The U.S. Congress averted a government shutdown by reaching a budget deal in the final hour before its April 9 deadline, preventing some of the uncertainty that was on tap for the Hoosier legal community. Though the federal courts would have been able to continue funding temporarily for at least two weeks by using non-appropriated fees, as an exercise of its judicial authority, a shutdown could have delayed the start of the newest federal magistrate and the U.S. attorney’s offices may have had to halt civil litigation and related tasks.

While none of that played out because of the congressional deal funding the government for another six months, the situation sets the stage for what happens as state lawmakers wind down their final weeks of the legislative session before April 29 where a priority is setting a two-year budget and passing numerous bills that could impact the Indiana judiciary and legal community. If lawmakers hit the same kind of impasse that Congress did, they’d be pulled back for special sessions until they could agree on a spending plan that would go into effect July 1.

Four of the Indiana Supreme Court justices testified before the Senate Appropriations Committee in late March and talked to lawmakers specifically about the need for an appellate case management system, more funding for public defense, and continued fairness in how judicial officers and prosecutors are paid throughout the state. Justices Steven David, Brent Dickson, Robert Rucker, and Frank Sullivan made statements and answered questions from lawmakers, following up on a budget proposal submitted to the state budget director in October.

No committee decisions were made, but the justices offered sympathy for the state’s tough fiscal situation. They gave an overview of the court’s operations and areas that need legislative attention, according to court public information officer Kathryn Dolan.

Justice Sullivan told lawmakers that the judiciary’s portion is only about 1 percent of the state’s total $14.1 billion budget per year, and that the court has mostly straight-lined its monetary requests from the current two-year budget. Specifically, the justices mentioned the need for a new appellate case management system, increased funding for Indiana public defenders, and asked for lawmakers to respect the current model for how judicial officers and prosecutors are paid.

Concerning the appellate CMS, Justice Sullivan told lawmakers that paying for that new system requires about $3 million in new funding for the two-year period – with that breaking down to about $1.9 million the first year and $1.1 the second year. The courts can expect to save costs needed for personnel in the clerk’s office in the future as a result of the new system, Justice Sullivan said.

On salaries that account for about $97 million in the state budget, Justice David told lawmakers how the Ways and Means Committee budget prohibits judges, prosecutors, state-funded magistrates, and deputy prosecutors from receiving any pay adjustments for two years regardless of whether state employees get an increase – a move that specifically reverses a 2005 statutory change that tied trial judge compensation to that of state workers.

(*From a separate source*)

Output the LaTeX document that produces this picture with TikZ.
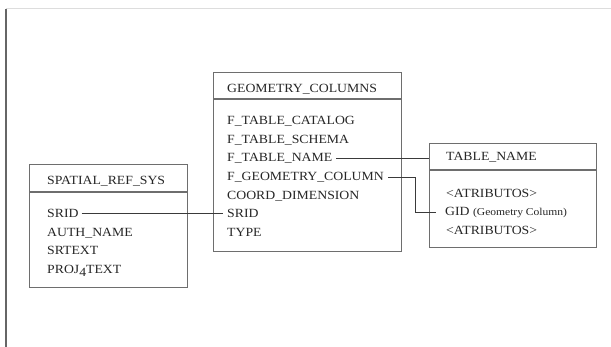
\documentclass[tikz,border=0pt]{standalone}
\usepackage{fontspec}
\setmainfont{Liberation Serif}[FakeStretch=1.1]
\definecolor{boxgray}{HTML}{6E6E6E}
\definecolor{wiregray}{HTML}{3A3A3A}
\definecolor{inkgray}{HTML}{262626}
\definecolor{framegray}{HTML}{666666}
\definecolor{rulegray}{HTML}{DDDDDD}
% hanging figure four, set below the baseline like an old-style numeral
\newcommand{\osfour}{\raisebox{-2.6pt}{4}}
\begin{document}
\begin{tikzpicture}[x=1pt,y=-1pt,
  tbl/.style={draw=boxgray,line width=1.2pt,rectangle,inner sep=0pt,anchor=north west},
  divider/.style={draw=boxgray,line width=1.2pt},
  fld/.style={inner sep=0pt,anchor=base west,text=inkgray,font=\fontsize{12.5pt}{14pt}\selectfont},
  wire/.style={draw=wiregray,line width=0.9pt}]
  \useasboundingbox (0,0) rectangle (611,347);
  \fill[white] (0,0) rectangle (611,347);

  % page frame: faint top rule and left margin line
  \coordinate (ruleL) at (6,9);
  \coordinate (ruleR) at (611,9);
  \coordinate (marginB) at (6,347);
  \draw[rulegray,line width=1pt] (ruleL) -- (ruleR);
  \draw[framegray,line width=1.4pt] (ruleL) -- (marginB);

  % ---- SPATIAL_REF_SYS ----
  \node[tbl,minimum width=158pt,minimum height=123pt] (srs) at (29,164) {};
  \draw[divider] ([yshift=-28pt]srs.north west) -- ([yshift=-28pt]srs.north east);
  \node[fld] (srsHead) at (47,184.5) {SPATIAL\_REF\_SYS};
  \node[fld] (srsSrid) at (47,217.6) {SRID};
  \node[fld] (srsAuth) at (47,236.3) {AUTH\_NAME};
  \node[fld] (srsText) at (47,255) {SRTEXT};
  \node[fld] (srsProj) at (47,273.7) {PROJ\osfour TEXT};

  % ---- GEOMETRY_COLUMNS ----
  \node[tbl,minimum width=188pt,minimum height=179pt] (geo) at (213,72) {};
  \draw[divider] ([yshift=-27pt]geo.north west) -- ([yshift=-27pt]geo.north east);
  \node[fld] (geoHead) at (227,92.7) {GEOMETRY\_COLUMNS};
  \node[fld] (geoCat) at (227,124.5) {F\_TABLE\_CATALOG};
  \node[fld] (geoSch) at (227,143.2) {F\_TABLE\_SCHEMA};
  \node[fld] (geoTab) at (227,161.9) {F\_TABLE\_NAME};
  \node[fld] (geoCol) at (227,180.6) {F\_GEOMETRY\_COLUMN};
  \node[fld] (geoDim) at (227,199.3) {COORD\_DIMENSION};
  \node[fld] (geoSrid) at (227,217.6) {SRID};
  \node[fld] (geoType) at (227,236.3) {TYPE};

  % ---- TABLE_NAME ----
  \node[tbl,minimum width=167pt,minimum height=104pt] (tn) at (429,143) {};
  \draw[divider] ([yshift=-27pt]tn.north west) -- ([yshift=-27pt]tn.north east);
  \node[fld] (tnHead) at (446,160.7) {TABLE\_NAME};
  \node[fld] (tnAttA) at (446,197.2) {<ATRIBUTOS>};
  \node[fld] (tnGid) at (445,215.7) {GID {\fontsize{10.5pt}{12pt}\selectfont(Geometry Column)}};
  \node[fld] (tnAttB) at (446,234.2) {<ATRIBUTOS>};

  % ---- links ----
  \draw[wire] ([xshift=3pt]srsSrid.east) -- ([xshift=-4pt]geoSrid.west);
  \draw[wire] ([xshift=4pt]geoTab.east) -- (geoTab.east -| tn.west);
  \coordinate (bend) at (415,0);
  \draw[wire] ([xshift=4pt]geoCol.east) -| (bend |- tnGid.west) -- ([xshift=-9pt]tnGid.west);
\end{tikzpicture}
\end{document}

“We seek no special treatment for the men and women who serve as judicial officers and prosecutors across this great state and who administer the people’s business in the local courthouses,” he said. “We only ask that they be treated in the upcoming biennium in the same way that the Legislature and governor intended and agreed that they would be treated in the 2005 legislation.”

Justice Rucker testified about the public defense funding, which accounts for about $13 million currently. In the budget proposal submitted last fall, the court asked for a $3.15 million annual increase in public defense funding because of five additional counties – Delaware, Hamilton, Huntington, Lawrence, and Marshall – that will qualify for reimbursement at the start of the next biennium.  The state reimburses some of the defense costs for counties meeting certain standards, and the court says the general fund appropriation needed is $16 million rather than $12.85 million included in the budget passed by the House Ways and Means Committee.

The justices’ testimony came just as a 35-day walkout by Indiana House Democrats ended, leaving five weeks for lawmakers to not only craft a budget but also address legislative redistricting and hundreds of other pending bills. The five-week delay pushed committee meetings back, jeopardizing some bills that might have moved through the process smoothly if they’d had enough time.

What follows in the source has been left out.